§ **Prompt**
Copy from the first line below down to and including the line with "yticks = np.arange(-90, 1, 10)". Skip the pictures.

§ **Recorded data**
+++
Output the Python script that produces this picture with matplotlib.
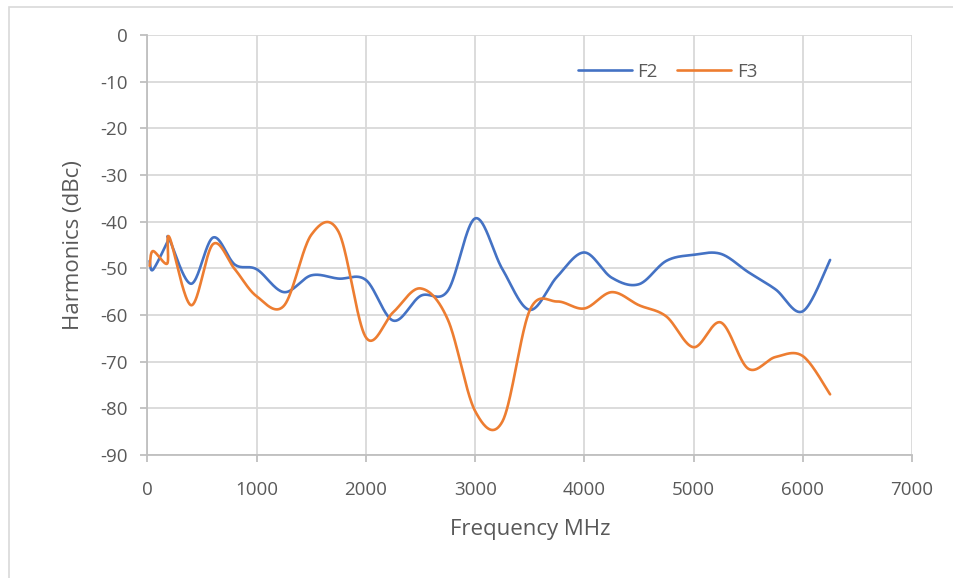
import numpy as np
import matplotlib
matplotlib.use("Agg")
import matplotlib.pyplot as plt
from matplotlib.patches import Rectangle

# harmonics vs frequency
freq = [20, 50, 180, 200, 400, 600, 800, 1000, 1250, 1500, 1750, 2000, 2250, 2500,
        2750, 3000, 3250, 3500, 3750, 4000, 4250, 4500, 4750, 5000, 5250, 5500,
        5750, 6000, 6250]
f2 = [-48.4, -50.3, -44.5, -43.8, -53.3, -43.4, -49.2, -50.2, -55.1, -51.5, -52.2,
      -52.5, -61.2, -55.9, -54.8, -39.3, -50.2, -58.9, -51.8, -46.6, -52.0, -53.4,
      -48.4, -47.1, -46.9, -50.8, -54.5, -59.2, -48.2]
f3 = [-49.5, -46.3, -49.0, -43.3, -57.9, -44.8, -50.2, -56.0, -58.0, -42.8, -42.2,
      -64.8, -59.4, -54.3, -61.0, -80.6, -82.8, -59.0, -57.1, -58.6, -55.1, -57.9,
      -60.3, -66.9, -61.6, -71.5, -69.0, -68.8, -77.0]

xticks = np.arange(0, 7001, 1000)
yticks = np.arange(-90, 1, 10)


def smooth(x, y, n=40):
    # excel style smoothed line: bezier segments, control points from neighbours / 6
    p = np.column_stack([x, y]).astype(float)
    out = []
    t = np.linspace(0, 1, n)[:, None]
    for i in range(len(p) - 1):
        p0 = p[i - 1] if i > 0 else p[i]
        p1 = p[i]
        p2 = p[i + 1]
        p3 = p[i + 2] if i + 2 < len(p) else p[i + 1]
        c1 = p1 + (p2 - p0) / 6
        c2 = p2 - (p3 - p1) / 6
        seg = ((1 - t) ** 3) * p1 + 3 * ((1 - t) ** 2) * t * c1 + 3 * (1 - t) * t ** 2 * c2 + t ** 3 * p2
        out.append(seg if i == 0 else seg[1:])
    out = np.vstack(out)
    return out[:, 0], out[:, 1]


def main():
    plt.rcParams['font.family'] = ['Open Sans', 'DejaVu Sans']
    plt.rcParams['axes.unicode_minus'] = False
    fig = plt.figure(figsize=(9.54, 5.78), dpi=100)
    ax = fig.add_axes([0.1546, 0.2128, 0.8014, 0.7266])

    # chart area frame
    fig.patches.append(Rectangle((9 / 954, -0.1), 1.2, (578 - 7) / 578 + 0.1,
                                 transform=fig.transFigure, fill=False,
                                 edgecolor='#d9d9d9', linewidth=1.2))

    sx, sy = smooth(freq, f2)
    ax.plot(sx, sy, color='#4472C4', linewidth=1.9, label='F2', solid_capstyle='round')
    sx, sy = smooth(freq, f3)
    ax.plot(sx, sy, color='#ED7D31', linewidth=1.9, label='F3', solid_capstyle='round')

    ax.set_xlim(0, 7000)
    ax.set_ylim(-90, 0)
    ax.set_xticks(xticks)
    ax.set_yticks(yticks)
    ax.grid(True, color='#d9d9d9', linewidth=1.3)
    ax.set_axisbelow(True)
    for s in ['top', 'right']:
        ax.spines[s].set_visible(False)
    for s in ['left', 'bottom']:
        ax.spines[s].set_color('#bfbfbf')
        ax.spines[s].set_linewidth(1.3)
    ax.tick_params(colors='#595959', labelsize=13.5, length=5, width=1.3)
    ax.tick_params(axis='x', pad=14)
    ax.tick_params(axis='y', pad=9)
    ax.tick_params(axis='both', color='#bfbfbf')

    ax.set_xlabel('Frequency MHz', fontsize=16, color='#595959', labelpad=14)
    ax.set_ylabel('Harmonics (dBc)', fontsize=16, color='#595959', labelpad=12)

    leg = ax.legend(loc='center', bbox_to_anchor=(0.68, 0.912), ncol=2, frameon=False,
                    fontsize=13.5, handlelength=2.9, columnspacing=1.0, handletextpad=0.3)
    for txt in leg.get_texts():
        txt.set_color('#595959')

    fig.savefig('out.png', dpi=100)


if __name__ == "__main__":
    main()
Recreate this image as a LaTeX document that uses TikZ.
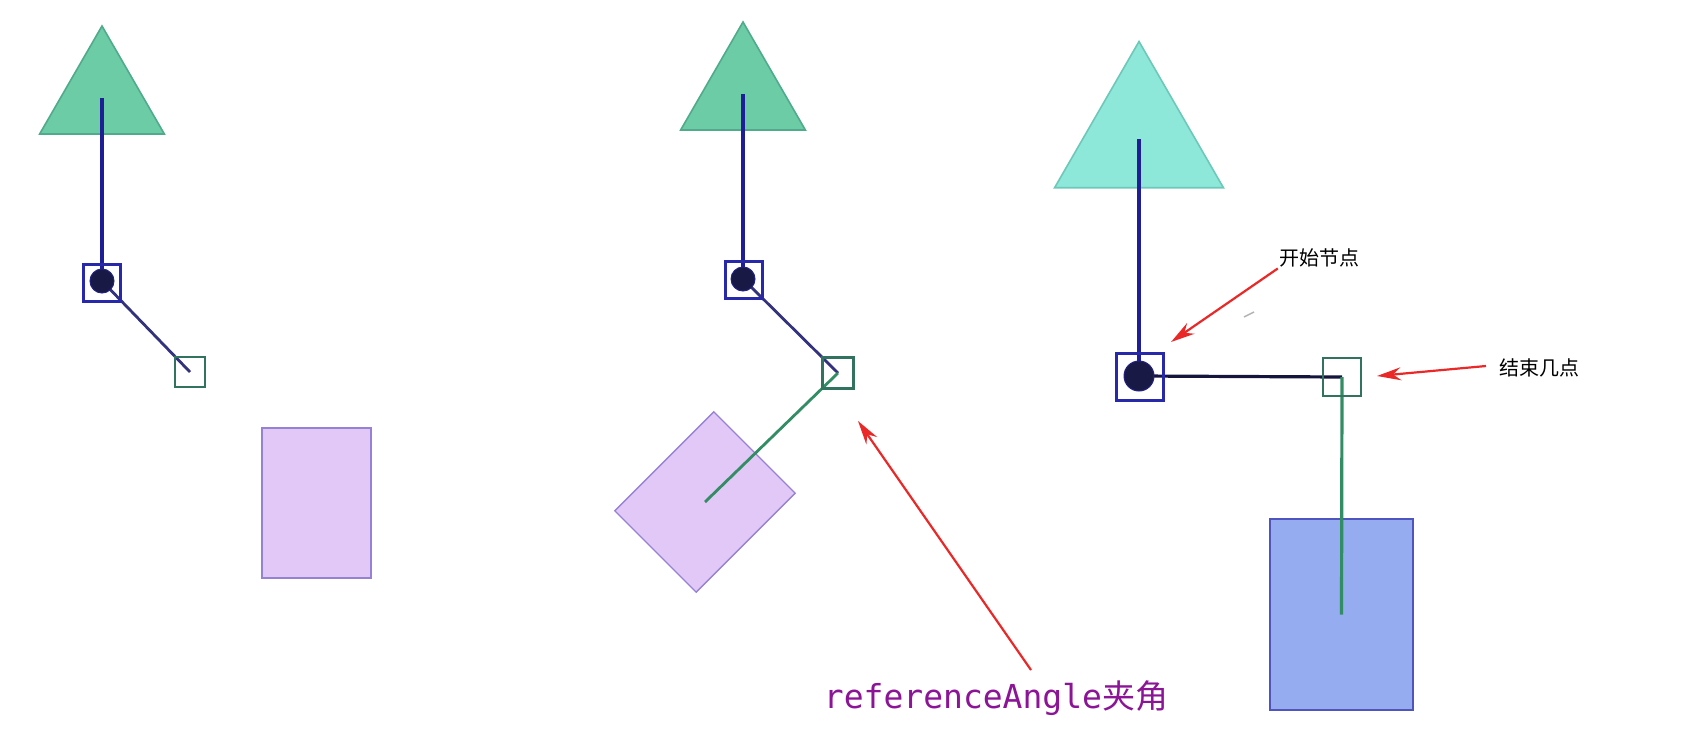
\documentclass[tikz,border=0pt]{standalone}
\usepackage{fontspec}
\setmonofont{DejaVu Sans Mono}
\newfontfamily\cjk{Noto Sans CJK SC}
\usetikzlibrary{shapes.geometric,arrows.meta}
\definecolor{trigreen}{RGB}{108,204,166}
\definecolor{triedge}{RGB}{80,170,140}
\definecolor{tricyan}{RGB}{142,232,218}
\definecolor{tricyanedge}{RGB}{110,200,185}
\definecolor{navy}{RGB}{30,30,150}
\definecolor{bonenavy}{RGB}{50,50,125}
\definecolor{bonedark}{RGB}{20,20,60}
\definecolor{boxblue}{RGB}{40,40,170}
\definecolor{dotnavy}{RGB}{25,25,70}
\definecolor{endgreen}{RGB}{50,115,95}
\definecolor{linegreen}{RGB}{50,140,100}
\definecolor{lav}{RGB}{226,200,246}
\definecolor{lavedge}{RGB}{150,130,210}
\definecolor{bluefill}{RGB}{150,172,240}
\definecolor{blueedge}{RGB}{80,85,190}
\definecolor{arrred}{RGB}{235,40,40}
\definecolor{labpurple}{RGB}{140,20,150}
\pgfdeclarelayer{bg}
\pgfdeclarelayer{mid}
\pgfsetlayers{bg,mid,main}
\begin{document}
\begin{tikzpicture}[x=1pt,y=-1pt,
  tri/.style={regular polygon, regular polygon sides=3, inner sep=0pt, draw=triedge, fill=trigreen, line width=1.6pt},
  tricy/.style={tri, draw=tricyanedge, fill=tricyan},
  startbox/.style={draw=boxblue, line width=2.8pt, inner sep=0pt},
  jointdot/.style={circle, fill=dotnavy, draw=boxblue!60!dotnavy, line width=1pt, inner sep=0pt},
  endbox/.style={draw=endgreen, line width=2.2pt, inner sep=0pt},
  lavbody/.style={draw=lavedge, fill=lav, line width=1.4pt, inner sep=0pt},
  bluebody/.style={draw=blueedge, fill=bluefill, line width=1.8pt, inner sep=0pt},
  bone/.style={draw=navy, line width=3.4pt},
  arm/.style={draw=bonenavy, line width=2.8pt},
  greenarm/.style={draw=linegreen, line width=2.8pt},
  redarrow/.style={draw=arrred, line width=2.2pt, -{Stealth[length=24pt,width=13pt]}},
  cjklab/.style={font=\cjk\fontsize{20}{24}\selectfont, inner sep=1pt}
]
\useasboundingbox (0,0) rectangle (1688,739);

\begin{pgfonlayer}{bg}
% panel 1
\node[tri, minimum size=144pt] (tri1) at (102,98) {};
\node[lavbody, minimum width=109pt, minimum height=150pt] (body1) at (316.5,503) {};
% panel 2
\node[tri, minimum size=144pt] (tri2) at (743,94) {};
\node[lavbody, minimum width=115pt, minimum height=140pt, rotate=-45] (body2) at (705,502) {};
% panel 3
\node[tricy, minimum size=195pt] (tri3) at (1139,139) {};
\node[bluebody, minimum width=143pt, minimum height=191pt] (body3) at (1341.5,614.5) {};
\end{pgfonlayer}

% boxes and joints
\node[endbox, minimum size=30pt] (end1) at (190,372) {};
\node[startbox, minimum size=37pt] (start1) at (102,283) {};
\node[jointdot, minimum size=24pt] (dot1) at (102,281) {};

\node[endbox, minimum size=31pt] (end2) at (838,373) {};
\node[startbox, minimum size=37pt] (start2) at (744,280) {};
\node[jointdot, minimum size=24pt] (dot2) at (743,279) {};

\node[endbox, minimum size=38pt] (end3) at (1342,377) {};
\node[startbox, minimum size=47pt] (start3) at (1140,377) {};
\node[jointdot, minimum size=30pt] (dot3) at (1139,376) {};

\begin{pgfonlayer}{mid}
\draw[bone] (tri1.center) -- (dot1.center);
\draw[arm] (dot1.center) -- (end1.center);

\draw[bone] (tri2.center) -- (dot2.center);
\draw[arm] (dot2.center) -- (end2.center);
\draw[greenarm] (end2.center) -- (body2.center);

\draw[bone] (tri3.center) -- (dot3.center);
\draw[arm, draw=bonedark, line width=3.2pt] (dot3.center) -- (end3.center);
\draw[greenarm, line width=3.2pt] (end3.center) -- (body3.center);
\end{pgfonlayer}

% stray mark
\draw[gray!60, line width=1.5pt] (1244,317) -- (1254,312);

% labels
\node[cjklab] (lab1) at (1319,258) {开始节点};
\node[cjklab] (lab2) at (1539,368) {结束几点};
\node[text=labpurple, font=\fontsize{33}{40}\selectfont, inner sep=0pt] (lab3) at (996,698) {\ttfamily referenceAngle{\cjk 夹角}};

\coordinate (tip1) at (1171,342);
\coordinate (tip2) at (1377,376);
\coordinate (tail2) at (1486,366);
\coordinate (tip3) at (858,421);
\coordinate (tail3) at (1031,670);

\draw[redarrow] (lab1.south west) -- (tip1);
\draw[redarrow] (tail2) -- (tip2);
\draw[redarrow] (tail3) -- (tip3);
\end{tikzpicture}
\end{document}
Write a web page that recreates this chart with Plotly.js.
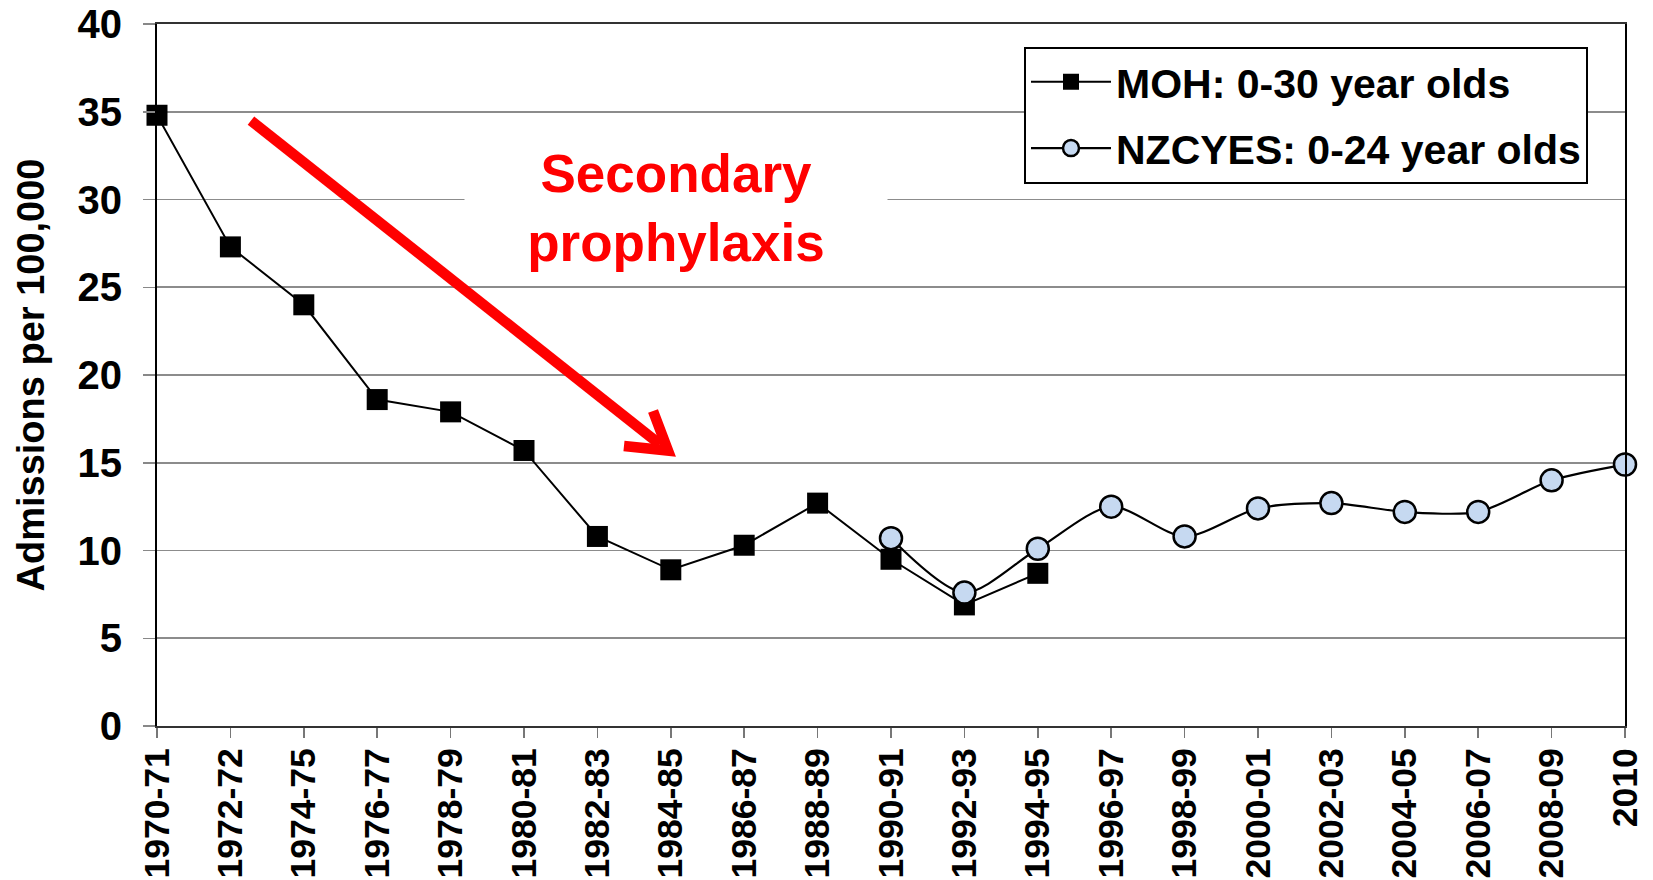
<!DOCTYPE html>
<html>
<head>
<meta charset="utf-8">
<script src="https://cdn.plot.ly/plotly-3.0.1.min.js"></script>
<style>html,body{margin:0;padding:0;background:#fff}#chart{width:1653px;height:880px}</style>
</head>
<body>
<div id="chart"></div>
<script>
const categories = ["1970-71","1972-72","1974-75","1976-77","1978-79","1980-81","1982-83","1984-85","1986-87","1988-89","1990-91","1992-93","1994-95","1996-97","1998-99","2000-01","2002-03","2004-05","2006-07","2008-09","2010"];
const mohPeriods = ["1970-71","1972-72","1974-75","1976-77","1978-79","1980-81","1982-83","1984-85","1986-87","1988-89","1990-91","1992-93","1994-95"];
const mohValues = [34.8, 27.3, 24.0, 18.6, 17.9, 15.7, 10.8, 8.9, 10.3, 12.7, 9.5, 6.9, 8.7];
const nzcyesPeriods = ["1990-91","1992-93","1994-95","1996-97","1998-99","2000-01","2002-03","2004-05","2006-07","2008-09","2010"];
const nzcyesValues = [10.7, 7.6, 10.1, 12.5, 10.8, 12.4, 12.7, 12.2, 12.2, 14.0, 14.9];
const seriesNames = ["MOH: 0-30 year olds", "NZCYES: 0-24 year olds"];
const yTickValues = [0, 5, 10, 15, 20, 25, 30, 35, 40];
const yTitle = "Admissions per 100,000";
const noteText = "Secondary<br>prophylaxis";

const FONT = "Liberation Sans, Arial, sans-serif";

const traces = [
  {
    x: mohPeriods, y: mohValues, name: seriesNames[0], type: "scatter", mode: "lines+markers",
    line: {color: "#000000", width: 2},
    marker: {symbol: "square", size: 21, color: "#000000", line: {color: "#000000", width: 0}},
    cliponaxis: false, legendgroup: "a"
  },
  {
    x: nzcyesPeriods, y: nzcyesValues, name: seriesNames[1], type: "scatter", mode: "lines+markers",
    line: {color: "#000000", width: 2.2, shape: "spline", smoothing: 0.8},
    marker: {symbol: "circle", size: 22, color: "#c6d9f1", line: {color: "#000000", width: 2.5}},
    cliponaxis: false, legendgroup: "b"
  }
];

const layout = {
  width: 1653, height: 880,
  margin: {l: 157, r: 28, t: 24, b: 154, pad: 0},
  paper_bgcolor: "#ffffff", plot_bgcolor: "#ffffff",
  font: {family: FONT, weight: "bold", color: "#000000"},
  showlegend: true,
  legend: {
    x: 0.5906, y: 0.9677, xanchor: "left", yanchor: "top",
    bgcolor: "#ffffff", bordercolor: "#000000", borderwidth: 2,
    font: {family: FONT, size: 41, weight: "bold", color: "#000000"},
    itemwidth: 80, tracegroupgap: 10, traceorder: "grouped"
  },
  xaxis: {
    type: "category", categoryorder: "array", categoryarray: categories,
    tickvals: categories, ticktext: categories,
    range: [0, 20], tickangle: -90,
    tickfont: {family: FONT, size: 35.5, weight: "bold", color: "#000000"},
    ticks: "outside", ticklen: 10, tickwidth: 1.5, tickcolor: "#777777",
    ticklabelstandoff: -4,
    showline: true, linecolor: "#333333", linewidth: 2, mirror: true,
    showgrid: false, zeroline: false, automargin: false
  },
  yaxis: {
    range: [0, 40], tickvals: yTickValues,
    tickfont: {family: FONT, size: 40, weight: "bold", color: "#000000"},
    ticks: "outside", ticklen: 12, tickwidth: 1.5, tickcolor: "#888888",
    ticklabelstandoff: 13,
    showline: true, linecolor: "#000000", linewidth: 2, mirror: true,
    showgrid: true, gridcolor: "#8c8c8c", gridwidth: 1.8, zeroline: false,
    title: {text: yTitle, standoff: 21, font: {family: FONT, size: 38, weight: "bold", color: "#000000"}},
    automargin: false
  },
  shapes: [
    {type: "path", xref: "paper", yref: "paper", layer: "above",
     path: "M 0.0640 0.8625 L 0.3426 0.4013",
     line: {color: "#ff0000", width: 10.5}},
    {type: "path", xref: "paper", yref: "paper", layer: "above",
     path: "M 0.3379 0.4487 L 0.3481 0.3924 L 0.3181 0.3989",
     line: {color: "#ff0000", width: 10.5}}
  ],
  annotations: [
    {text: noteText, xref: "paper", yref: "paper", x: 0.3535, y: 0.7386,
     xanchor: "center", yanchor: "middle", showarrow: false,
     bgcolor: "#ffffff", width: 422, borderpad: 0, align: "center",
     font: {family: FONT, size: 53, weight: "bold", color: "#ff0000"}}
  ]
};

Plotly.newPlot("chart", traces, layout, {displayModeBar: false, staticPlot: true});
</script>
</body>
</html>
+++
§ **Written answer**
Output the Python script that produces this picture with matplotlib.
import numpy as np
import matplotlib
matplotlib.use("Agg")
import matplotlib.pyplot as plt
from matplotlib.patches import Rectangle

# harmonics vs frequency
freq = [20, 50, 180, 200, 400, 600, 800, 1000, 1250, 1500, 1750, 2000, 2250, 2500,
        2750, 3000, 3250, 3500, 3750, 4000, 4250, 4500, 4750, 5000, 5250, 5500,
        5750, 6000, 6250]
f2 = [-48.4, -50.3, -44.5, -43.8, -53.3, -43.4, -49.2, -50.2, -55.1, -51.5, -52.2,
      -52.5, -61.2, -55.9, -54.8, -39.3, -50.2, -58.9, -51.8, -46.6, -52.0, -53.4,
      -48.4, -47.1, -46.9, -50.8, -54.5, -59.2, -48.2]
f3 = [-49.5, -46.3, -49.0, -43.3, -57.9, -44.8, -50.2, -56.0, -58.0, -42.8, -42.2,
      -64.8, -59.4, -54.3, -61.0, -80.6, -82.8, -59.0, -57.1, -58.6, -55.1, -57.9,
      -60.3, -66.9, -61.6, -71.5, -69.0, -68.8, -77.0]

xticks = np.arange(0, 7001, 1000)
yticks = np.arange(-90, 1, 10)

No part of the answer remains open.